Mit dem Instrument der Nebenklage können Betroffene schwerer Straftaten in einem Strafprozess ihrer Sicht auf das Tatgeschehen Gehör verschaffen. Der Bundesgerichtshof (BGH) hat mit seinem Beschluss (Az. 3 StR 214/20) die Rechte der Nebenklage gestärkt. Der Entscheidung lag ein Fall zugrunde, in dem ein 14-Jähriger versuchte, seine Pflegeeltern im Schlaf zu erstechen. Die Pflegeeltern überlebten schwer verletzt. Bei dem Prozess vor dem Landgericht Koblenz standen der Vorwurf des versuchten Mordes in zwei Fällen und der gefährlichen Körperverletzung im Raum. Die Pflegeeltern wurden als Nebenkläger:innen zugelassen, doch zur Verwunderung des Gerichtes wirkten sie auf einen Freispruch des Jugendlichen hin. Sie stellten mit zahlreichen Anträgen insbesondere dessen strafrechtliche Verantwortlichkeit und Schuldfähigkeit in Frage. Das Gericht hielt dieses Prozessverhalten für unvereinbar mit dem Institut der Nebenklage und hob die Zulassung der Nebenklage durch Beschluss wieder auf. Dies sah der BGH anders und erklärte, ein Anschluss der Nebenklage an den Prozess sei auch dann zulässig, wenn die Nebenklage auf einen Freispruch hinwirke.

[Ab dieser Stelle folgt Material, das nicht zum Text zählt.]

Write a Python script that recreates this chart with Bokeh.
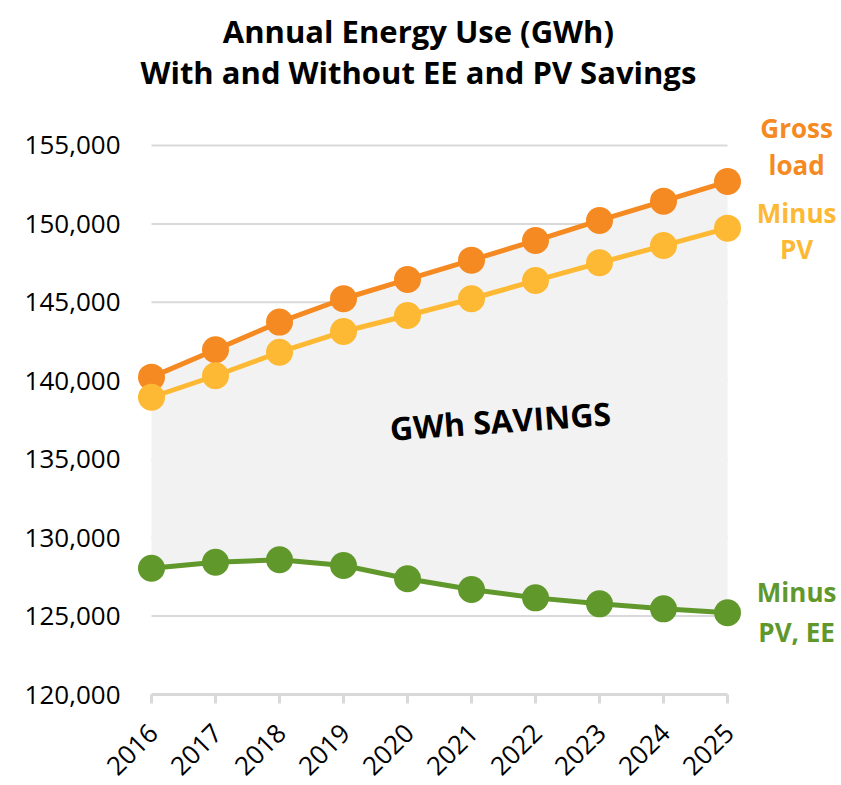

Diese Entscheidung ist gemäß dem Zweck der Nebenklage nur folgerichtig. Sie soll den Betroffenen eine aktive Vertretung ihrer Interessen im Prozess ermöglichen. Dieses Verständnis der Nebenklage gilt seit Einführung des Opferschutzgesetzes von 1986. Betroffene waren vor der Reform vor allem als Zeug:innen Beweismittel und als solche lediglich Objekt des Prozesses. Die Betroffenen waren (und sind dies auch heute noch) im Zeug:innenstand oftmals unangenehmen, provokanten Fragen von der Staatsanwaltschaft und der Verteidigung ausgesetzt. Besonders bei Delikten gegen die körperliche oder sexuelle Freiheit kann dies mitunter retraumatisieren.
Die Reform von 1986 befreite die Betroffenen aus dieser rein passiven Rolle im Strafverfahren und wies ihnen eine selbstständige, aktive Rolle als Verfahrensbeteiligte zu. Nebenkläger:innen sind seither mit umfangreichen eigenen Verfahrensrechten ausgestattet. Sie können unter anderem Frage- und Beweisantragsrechte wahrnehmen oder Anordnungen des/der Vorsitzenden beanstanden. Die Nebenklage ist hingegen nicht – und darauf weist auch der BGH zurecht hin – eine Verdopplung der Anklage. Sie muss daher nicht ausschließlich auf die Verurteilung des/der Angeklagten hinwirken. Nur wenn die Nebenklage eigenständig ihre Interpretation des Tathergangs in den Prozess einbringen kann, sei es, indem sie den Freispruch des/der Angeklagten fordert, wird die Nebenklage als Prozesssubjekt ernst genommen.